* [STATED TASK] Check every line below for the word "with" and copy the ones that have it.

* [ROWS]
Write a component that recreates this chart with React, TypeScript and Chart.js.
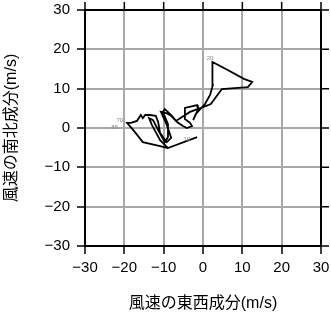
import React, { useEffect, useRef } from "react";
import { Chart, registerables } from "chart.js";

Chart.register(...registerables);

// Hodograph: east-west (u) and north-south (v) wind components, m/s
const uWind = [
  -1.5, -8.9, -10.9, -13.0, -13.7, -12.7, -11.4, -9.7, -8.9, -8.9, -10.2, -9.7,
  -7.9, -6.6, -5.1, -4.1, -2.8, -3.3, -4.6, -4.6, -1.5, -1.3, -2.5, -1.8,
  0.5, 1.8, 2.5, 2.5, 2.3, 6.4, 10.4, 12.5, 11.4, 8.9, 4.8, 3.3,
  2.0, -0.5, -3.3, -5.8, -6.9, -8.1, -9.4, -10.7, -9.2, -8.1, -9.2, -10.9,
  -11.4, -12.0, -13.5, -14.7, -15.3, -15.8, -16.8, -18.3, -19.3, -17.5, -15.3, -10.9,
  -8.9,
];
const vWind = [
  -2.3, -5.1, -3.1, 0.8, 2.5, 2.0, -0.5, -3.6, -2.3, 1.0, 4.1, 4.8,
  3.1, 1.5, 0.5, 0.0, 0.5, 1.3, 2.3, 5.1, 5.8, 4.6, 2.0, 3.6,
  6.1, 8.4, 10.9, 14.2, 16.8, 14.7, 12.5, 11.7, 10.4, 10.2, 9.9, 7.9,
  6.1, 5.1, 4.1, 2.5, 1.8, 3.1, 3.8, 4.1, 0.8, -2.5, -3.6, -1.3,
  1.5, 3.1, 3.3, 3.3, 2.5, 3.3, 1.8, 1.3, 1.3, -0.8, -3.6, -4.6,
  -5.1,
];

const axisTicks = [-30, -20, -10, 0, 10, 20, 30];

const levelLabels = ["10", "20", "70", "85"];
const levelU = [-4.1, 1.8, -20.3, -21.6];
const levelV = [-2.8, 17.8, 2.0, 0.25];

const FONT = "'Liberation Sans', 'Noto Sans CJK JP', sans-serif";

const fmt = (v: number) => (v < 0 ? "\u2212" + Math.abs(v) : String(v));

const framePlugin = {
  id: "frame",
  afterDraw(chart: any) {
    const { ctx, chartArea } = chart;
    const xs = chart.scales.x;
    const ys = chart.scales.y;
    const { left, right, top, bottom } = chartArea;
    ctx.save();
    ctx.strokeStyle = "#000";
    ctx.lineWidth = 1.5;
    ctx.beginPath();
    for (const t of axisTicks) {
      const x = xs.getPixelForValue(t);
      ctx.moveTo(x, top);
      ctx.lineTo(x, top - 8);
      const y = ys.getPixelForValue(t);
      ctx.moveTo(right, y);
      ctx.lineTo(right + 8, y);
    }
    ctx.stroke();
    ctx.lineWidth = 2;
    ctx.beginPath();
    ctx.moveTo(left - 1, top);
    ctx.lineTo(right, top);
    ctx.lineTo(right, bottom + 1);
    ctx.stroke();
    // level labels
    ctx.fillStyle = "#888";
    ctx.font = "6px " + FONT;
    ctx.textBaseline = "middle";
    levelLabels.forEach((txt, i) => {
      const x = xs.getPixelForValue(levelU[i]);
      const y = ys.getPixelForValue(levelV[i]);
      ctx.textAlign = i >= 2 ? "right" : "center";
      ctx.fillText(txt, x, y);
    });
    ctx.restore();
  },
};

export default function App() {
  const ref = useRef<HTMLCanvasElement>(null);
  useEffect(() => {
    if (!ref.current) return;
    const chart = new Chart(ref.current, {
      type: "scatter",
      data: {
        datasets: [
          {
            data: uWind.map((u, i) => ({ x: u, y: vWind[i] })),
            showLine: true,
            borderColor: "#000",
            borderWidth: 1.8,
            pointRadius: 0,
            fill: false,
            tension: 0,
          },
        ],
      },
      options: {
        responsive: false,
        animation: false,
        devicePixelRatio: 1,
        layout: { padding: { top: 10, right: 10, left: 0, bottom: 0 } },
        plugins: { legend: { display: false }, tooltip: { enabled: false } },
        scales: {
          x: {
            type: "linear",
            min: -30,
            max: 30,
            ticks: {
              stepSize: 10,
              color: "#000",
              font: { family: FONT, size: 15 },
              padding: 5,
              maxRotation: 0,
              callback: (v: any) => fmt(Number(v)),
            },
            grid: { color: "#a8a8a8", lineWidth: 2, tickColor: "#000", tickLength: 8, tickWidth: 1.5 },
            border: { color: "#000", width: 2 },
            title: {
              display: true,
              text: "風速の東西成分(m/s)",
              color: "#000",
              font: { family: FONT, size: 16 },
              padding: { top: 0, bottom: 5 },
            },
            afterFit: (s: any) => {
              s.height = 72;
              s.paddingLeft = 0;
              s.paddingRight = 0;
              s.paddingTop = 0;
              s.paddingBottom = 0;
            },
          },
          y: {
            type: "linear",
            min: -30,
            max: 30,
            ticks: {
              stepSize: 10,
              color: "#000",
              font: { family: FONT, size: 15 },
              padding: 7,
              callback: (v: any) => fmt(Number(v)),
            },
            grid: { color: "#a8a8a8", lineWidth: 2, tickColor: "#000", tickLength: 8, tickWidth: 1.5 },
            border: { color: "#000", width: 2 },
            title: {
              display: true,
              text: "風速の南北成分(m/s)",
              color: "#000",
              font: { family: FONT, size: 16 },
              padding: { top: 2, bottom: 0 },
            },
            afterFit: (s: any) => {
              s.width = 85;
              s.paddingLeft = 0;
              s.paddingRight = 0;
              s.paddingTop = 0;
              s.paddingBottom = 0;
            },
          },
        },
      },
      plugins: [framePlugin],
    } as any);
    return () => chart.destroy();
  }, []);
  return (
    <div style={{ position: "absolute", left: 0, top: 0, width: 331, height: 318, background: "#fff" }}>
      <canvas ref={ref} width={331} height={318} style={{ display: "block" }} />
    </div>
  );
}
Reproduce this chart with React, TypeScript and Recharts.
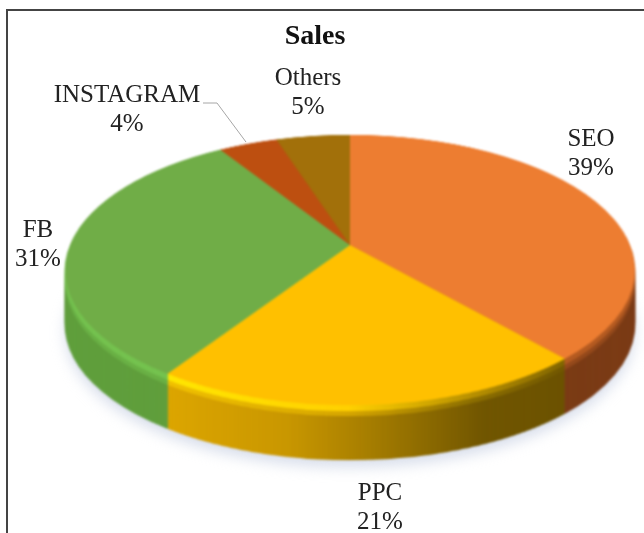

* [ANSWER TO THIS EXERCISE]
Write a component that recreates this chart with React, TypeScript and Chart.js.
Reproduce this chart with React, TypeScript and Recharts.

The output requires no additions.